Waiting for Justice

My girlfriend told that one of the hardest things about being raised by Holocaust survivors was that nothing she ever went through evoked much sympathy…

3 min

Yehudit Channen

Posted on 09.07.23

I experienced a delayed reaction after visiting Mauthausen Concentration Camp. I had anticipated going there for a long time and I had dreaded it just as much. It’s one thing to know about concentration camps; it’s another to actually see one with your own eyes. But I did finally get to Austria, birthplace of The Monster, on a cold and gloomy day in November.

The place looks like a fortress. Built with thick granite walls, high up on a hill, it stands like a depressing, grey testament to inhumanity. It’s huge, its ugly and it was built with great care.

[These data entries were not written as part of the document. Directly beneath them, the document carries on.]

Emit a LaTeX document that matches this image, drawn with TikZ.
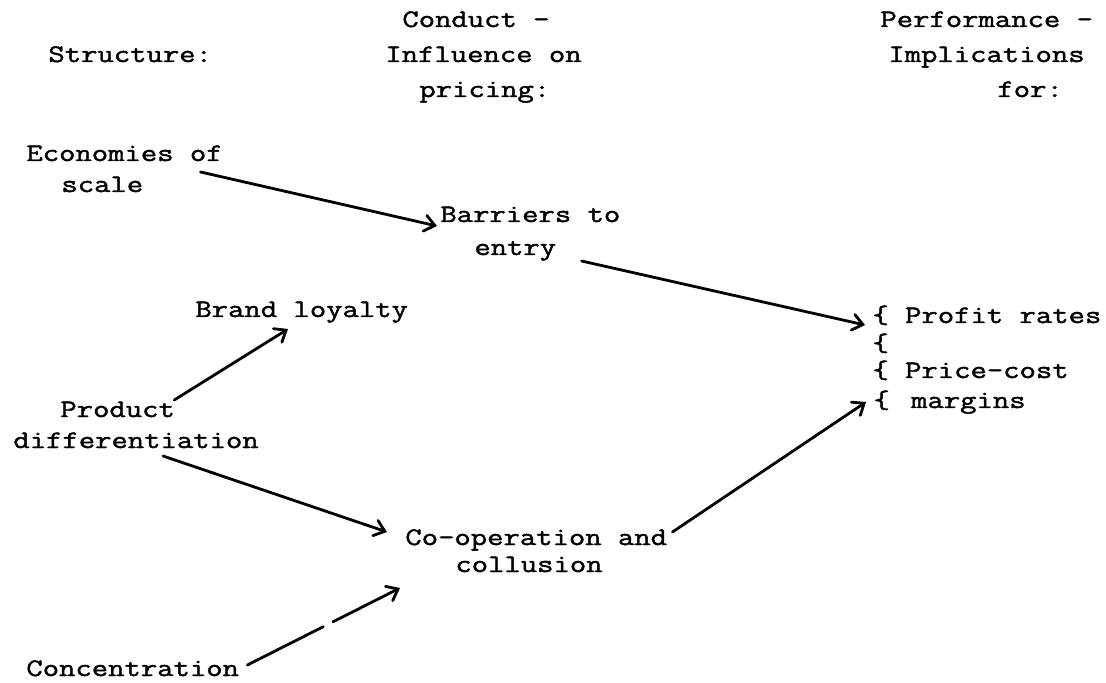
\documentclass[tikz,border=0pt]{standalone}
\usepackage{fontspec}
\usepackage{tikz}
\usetikzlibrary{arrows,arrows.meta}
\newfontfamily\typew[FakeBold=1.6,FakeStretch=1.26]{Latin Modern Mono}

\tikzset{
  txt/.style={anchor=base west, inner sep=0pt, font=\typew\fontsize{12.6}{15}\selectfont},
  conn/.style={-{Straight Barb[length=5pt,width=8pt,line cap=round]}, line width=1.4pt, line cap=round}
}

\begin{document}
\begin{tikzpicture}[x=0.5pt,y=-0.5pt]
        \useasboundingbox (0,0) rectangle (1106,683);

        % column headings
        \node[txt] (hstruct) at (48,62) {Structure:};
        \node[txt] (hcond1) at (402,27) {Conduct -};
        \node[txt] (hcond2) at (385,62) {Influence on};
        \node[txt] (hcond3) at (419,97) {pricing:};
        \node[txt] (hperf1) at (880,27) {Performance -};
        \node[txt] (hperf2) at (888,62) {Implications};
        \node[txt] (hperf3) at (997,97) {for:};

        % structure
        \node[txt] (eco) at (26,161) {Economies of};
        \node[txt] (scale) at (61,192) {scale};
        \node[txt] (prod) at (60,417) {Product};
        \node[txt] (diff) at (13,448) {differentiation};
        \node[txt] (conc) at (26,676) {Concentration};

        % conduct
        \node[txt] (barr) at (440,222) {Barriers to};
        \node[txt] (entry) at (474,255) {entry};
        \node[txt] (brand) at (195,317) {Brand loyalty};
        \node[txt] (coop) at (405,545) {Co-operation and};
        \node[txt] (coll) at (455,572) {collusion};

        % performance
        \node[txt] (profit) at (872,323) {\{ Profit rates};
        \node[txt] (brace) at (872,351) {\{};
        \node[txt] (price) at (872,378) {\{ Price-cost};
        \node[txt] (margin) at (873,408) {\{ \hspace{0.2em}margins};

        \draw[conn] ([shift={(57,-20)}]scale.base east) -- ([shift={(-3,4)}]barr.base west);
        \draw[conn] ([shift={(25,6)}]entry.base east) -- ([shift={(-7,2)}]profit.base west);
        \draw[conn] ([shift={(-1,-17)}]prod.base east) -- ([shift={(93,12)}]brand.base west);
        \draw[conn] ([shift={(150,8)}]diff.base west) -- ([shift={(-18,-13)}]coop.base west);
        \draw[conn] ([shift={(5,-13)}]coop.base east) -- ([shift={(-7,-6)}]margin.base west);
        % broken line
        \draw[conn, dash pattern=on 42.5pt off 5.5pt on 200pt] ([shift={(8,-11)}]conc.base east) -- ([shift={(-55,16)}]coll.base west);
    \end{tikzpicture}
\end{document}
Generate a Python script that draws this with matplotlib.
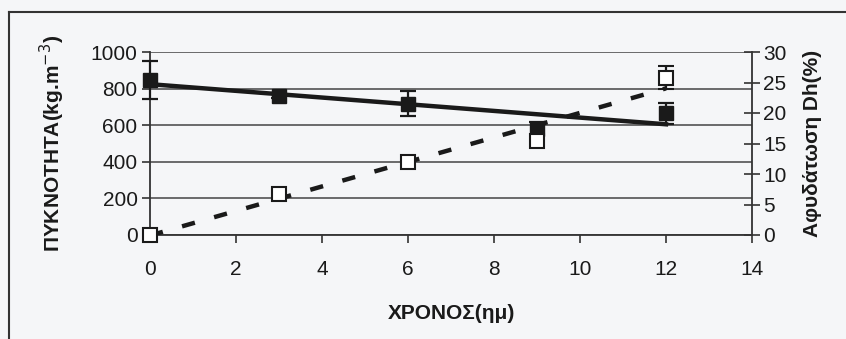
import numpy as np
import matplotlib
matplotlib.use("Agg")
import matplotlib.pyplot as plt
from matplotlib.lines import Line2D

days = [0, 3, 6, 9, 12]
density = [848, 762, 718, 580, 665]
density_err = [104, 15, 70, 40, 58]
dehydration = [0.0, 6.7, 12.0, 15.4, 25.8]
dehydration_err = [0.3, 0.4, 0.3, 0.8, 1.9]

x_ticks = [0, 2, 4, 6, 8, 10, 12, 14]
left_ticks = [0, 200, 400, 600, 800, 1000]
right_ticks = [0, 5, 10, 15, 20, 25, 30]

ink = "#1a1a1a"
bg = "#f5f6f8"
plt.rcParams['font.family'] = ['Liberation Sans', 'DejaVu Sans']

fig = plt.figure(figsize=(8.46, 3.39), dpi=100, facecolor=bg)
ax = fig.add_axes([150 / 846, 1 - 235 / 339, 602 / 846, 183 / 339])
ax.set_facecolor(bg)
ax2 = ax.twinx()

# scan frame (top and left edge only)
fig.add_artist(Line2D([9 / 846, 1], [1 - 12 / 339, 1 - 12 / 339], color="#333", lw=1.5))
fig.add_artist(Line2D([9 / 846, 9 / 846], [0, 1 - 12 / 339], color="#333", lw=1.5))

# linear trend lines
fit_d = np.polyfit(days, density, 1)
fit_h = np.polyfit(days, dehydration, 1)
xs = np.array([days[0], days[-1]])

ax.plot(xs, np.polyval(fit_d, xs), color=ink, lw=3.2, zorder=3)
ax.errorbar(days, density, yerr=density_err, fmt="s", color=ink, ms=10.5,
            mfc=ink, mec=ink, ecolor=ink, elinewidth=1.6, capsize=6,
            capthick=1.6, zorder=4, clip_on=False)

ax2.plot(xs, np.polyval(fit_h, xs), color=ink, lw=3.2, dashes=(3, 4.5), zorder=3)
ax2.errorbar(days, dehydration, yerr=dehydration_err, fmt="s", color=ink, ms=10.5,
             mfc="white", mec=ink, mew=1.5, ecolor=ink, elinewidth=1.6,
             capsize=6, capthick=1.6, zorder=4, clip_on=False)

ax.set_xlim(0, 14)
ax.set_ylim(0, 1000)
ax2.set_ylim(0, 30)
ax.set_xticks(x_ticks)
ax.set_yticks(left_ticks)
ax2.set_yticks(right_ticks)

ax.yaxis.grid(True, color="#444", lw=1.1)
ax.set_axisbelow(True)

for a in (ax, ax2):
    for s in a.spines.values():
        s.set_visible(False)
ax.spines["left"].set_visible(True)
ax.spines["bottom"].set_visible(True)
ax2.spines["right"].set_visible(True)
for s in (ax.spines["left"], ax.spines["bottom"], ax2.spines["right"]):
    s.set_color("#333")
    s.set_linewidth(1.3)

ax.tick_params(axis="x", direction="out", length=6, width=1.2, color="#333",
               labelsize=15, labelcolor=ink, pad=12)
ax.tick_params(axis="y", direction="out", length=6, width=1.2, color="#333",
               labelsize=15, labelcolor=ink, pad=3)
ax2.tick_params(axis="y", direction="inout", length=12, width=1.2, color="#333",
                labelsize=15, labelcolor=ink, pad=2)

ax.set_xlabel("ΧΡΟΝΟΣ(ημ)", fontsize=15, fontweight="bold", color=ink, labelpad=18)
ax.set_ylabel("ΠΥΚΝΟΤΗΤΑ(kg.m$^{-3}$)", fontsize=15, fontweight="bold",
              color=ink, labelpad=17)
ax2.set_ylabel("Αφυδάτωση Dh(%)", fontsize=15, fontweight="bold", color=ink,
               labelpad=12)

fig.savefig("out.png", dpi=100, facecolor=bg)
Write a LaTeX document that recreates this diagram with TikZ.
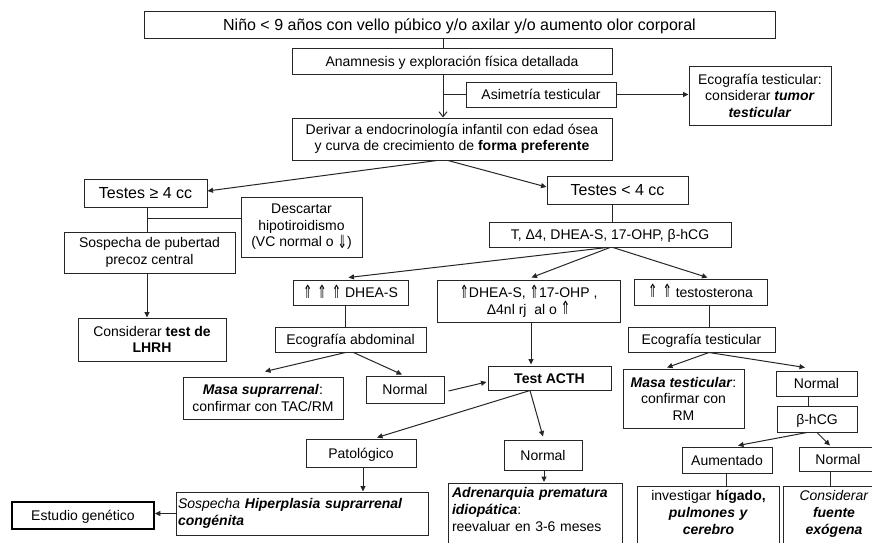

Just outside the stone doors of the entrance is a small swimming pool built for the Nazi’s to enjoy after a long summer day of torturing prisoners. Naturally, it was referred to as a “safety feature” a reservoir of water in case fire broke out. No one tops Nazis when it comes to euphemisms and lies.

I was with a group of nearly a hundred people, mainly from America, mostly people in their mid-sixties and above. It included Rabbi Hier, the founder of the Simon Wiesenthal Center and his wife, Malka. They had been there numerous times already but this time was especially meaningful.

The first thing we saw inside the camp was the “welcome area.” Here the prisoners were stripped of everything they carried and everything they wore. Their heads were shaved, their bodies deloused (everyone together) and their forearms tattooed with numbers.

We can’t begin to imagine the psychological effects this treatment must have produced, we can’t imagine how they felt even before they were “welcomed.”  By then the Nazi’s victims were already starving, terrified wrecks.

My tour around Mauthausen wasn’t long. It was interrupted by a memorial ceremony for the famous Simon Wiesenthal, who had miraculously survived his time there. When the Americans liberated the camp in May of 1945, he was too weak to stand. Yet within just a few days he began compiling a list of Nazi criminals and helping the soldiers to locate and arrest them.

Simon Wiesenthal made it his life’s mission to hunt down Nazis and bring them to justice. Hashem helped him succeed, as is well known and documented. But only Hashem can mete out true justice. And He is biding His time.

During the plaque placing ceremony in Mr. Wiesenthal’s honor, several of the members of our group shared personal stories about parents or grandparents who had actually lived within these granite walls and managed to survive the cold, the germs, the slave labor and the constant physical and mental torment.

My delayed reaction wasn’t too delayed. I arrived back on a warm afternoon and stepped off the plane into the Israeli sun, in stark contrast to the dark and drizzle of Europe.

I got home and discovered one of the kids had broken the door of the washing machine and that no one had remembered to water my plants. I was irritable and tired and after having been waited on for two weeks, it was difficult getting back to work. I had also caught a bad cold and I felt terrible. But I wasn’t in Mauthausen, was I? How can anything ever be difficult after that? I remembered a friend of mine named Sura, whose parents had survived the Holocaust. Sura told me that one of the hardest things about being raised by them was that nothing she ever went through evoked much sympathy. It was impossible to get any validity for the usual childhood troubles. She had food, didn’t she? She had a warm house? Nazis weren’t pounding on the door? What exactly was her problem? A bruised ego, a scraped knee, a disloyal friend, or a tough teacher? Not even worth discussing…

I spent the next days at home taking cold medication and reading about Mauthausen. I watched a documentary and recognized the ugly monstrosity and the scenic hills around it. The horror had sunk in and I felt a bubbling rage deep inside me, an anger so intense it had literally made me sick.

I don’t know what it will be like when Hashem avenges the blood of His people. I have no idea what it will take to appease Him for the sadistic treatment of His beloved nation, especially the innocent children. But the day will come.

And we, being believers born of believers, will wait for Hashem to dispense both His punishment and His reward.

I never wanted to see justice more than the moment I stood  in the courtyard of Mauthausen, shivering in the wind and inspired by all those who had survived in spiritual triumph, with their emuna intact. In voices filled with hope, pride and sadness, we sang together, “Ani Ma’amim-I Believe!”